What started off as an intimate meal aimed at connecting like-minded creatives, soon snowballed into a worldwide community of artists, interior designers, chefs and more
One night in 2017, Ida Johansson, a Swedish designer, and her friend María Baños, a Spanish creative, invited a group of 20 women over for dinner. Among the people they invited was the artist Olga de la Iglesia, musician Marta Cascales Alimbau, and creative director Eugenia Alejos. Huddled around Baños’ living room in Barcelona eating poke bowls, the women chatted about the female creators who inspired them and shaped their world – from their grandmothers to artists such as Marina Abramović.
“Creative life can be so isolating,” says Johansson, a Stockholm-born stylist, set designer, and creative director who studied handweaving at Handarbetets Vänner. “We were looking for a sense of community.”
The friends were also seeking to create a space where women from diverse backgrounds (professional or otherwise) could come together and find common ground. “This was before the #MeToo movement and the global protests in support of Black Lives Matter,” says Baños, a creative strategist for brands including WeWork and the F1 team Alfa Romeo. “We wanted to come together to share ideas and sow connections, not oppositions.”
From that very first dinner, Muses of Now was then born. Since then, Johansson and Baños have organised dinners, creative workshops, roundtable discussions, and even weekend escapes in Berlin, Paris, Mallorca, and Barcelona, with Copenhagen and New York on the horizon. Each gathering features a cast of local artists, while the remaining seats are reserved for members of the public on a first come, first served basis, with tickets sometimes going in just a few hours.
A recent dinner in Berlin brought together 34 artists including interior designer Nazara Lázaro, DJ Jaxx Tms, and painter Charlotte Klobassa, plus inventive dishes by chef Julia Heifer of Berlin hotspot Gaia Feed. Baños notes it’s not unusual for dinners to go until 2 a.m., with discussions about craft and the creative process devolving into impromptu movement sessions, artistic demonstrations, and, of course, a late-night exchange of phone numbers. “The dinners are like live experiments,” she says.
Thanks to Muses of Now, Johansson, who has lived in Spain on and off for over a decade, never feels far from home. She recalls Swedish entrepreneur Lina Kjellvertz of Dusty Deco, an online vintage furniture shop, attending one of their Mallorca gatherings, and artists Yasmin Bawa and Margaret Flatley chatting about their time spent working for Acne Studios in Stockholm, at their dinner in Berlin.

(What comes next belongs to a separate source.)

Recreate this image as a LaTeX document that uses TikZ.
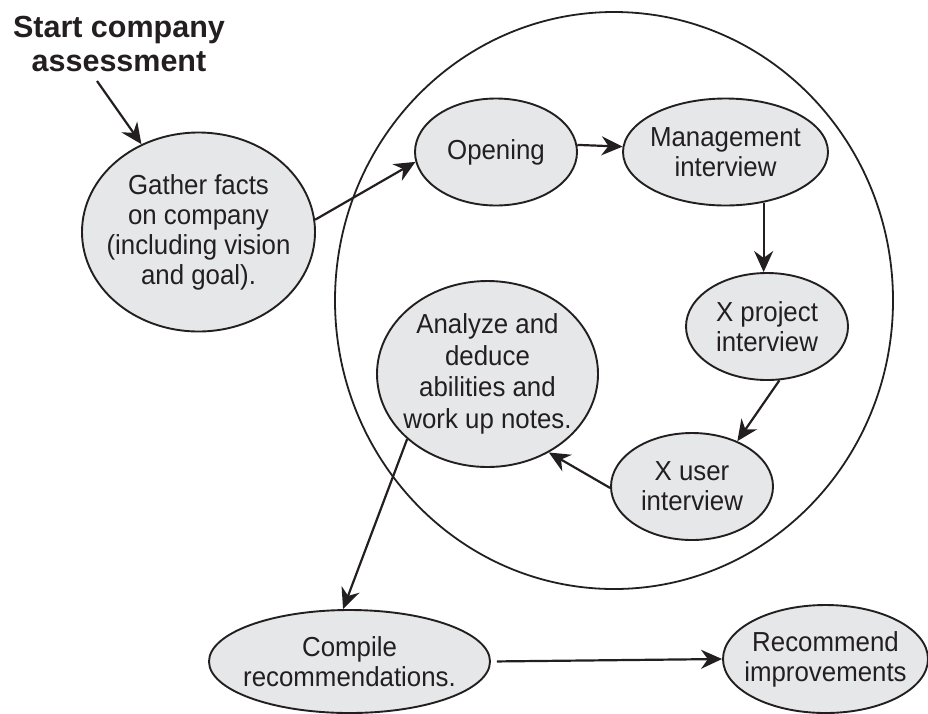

She draws a parallel between Muses of Now and the progg movement of the ’60s and ’70s that influenced her parents and shaped her upbringing.
“Progg advocated for peace, openness, and tolerance,” says Johansson. “My parents taught me these values from a young age.”
For those who can’t make the IRL events, Muses of Now also offers online workshops designed to boost creativity and spark collaboration, like a genre-blurring conversation about astrology, identity, and queerness by astrologer Madeleine Botet de Lacaze. And on their Instagram page, followers can tune in as collaborators like cheese activist Clara Diez identify the women who have inspired them as part of the Muses of Now Invites series.
And in March, for Women’s History Month 2023, Johannson and Baños will launch their new podcast, too, with creative director Anouk Jans as their very first guest.
For Johansson, this year will also mark a return to a slower, more sustainable way of working: she and her family just moved to Mallorca, a place she feels offers the same conscious, back-to-nature lifestyle as her homeland.
“Sweden has always been present and dear to me,” she says from her new home in the north of the island. “In Mallorca, I hope to reconnect with my Scandinavian soul, but with a warm, Mediterranean twist.”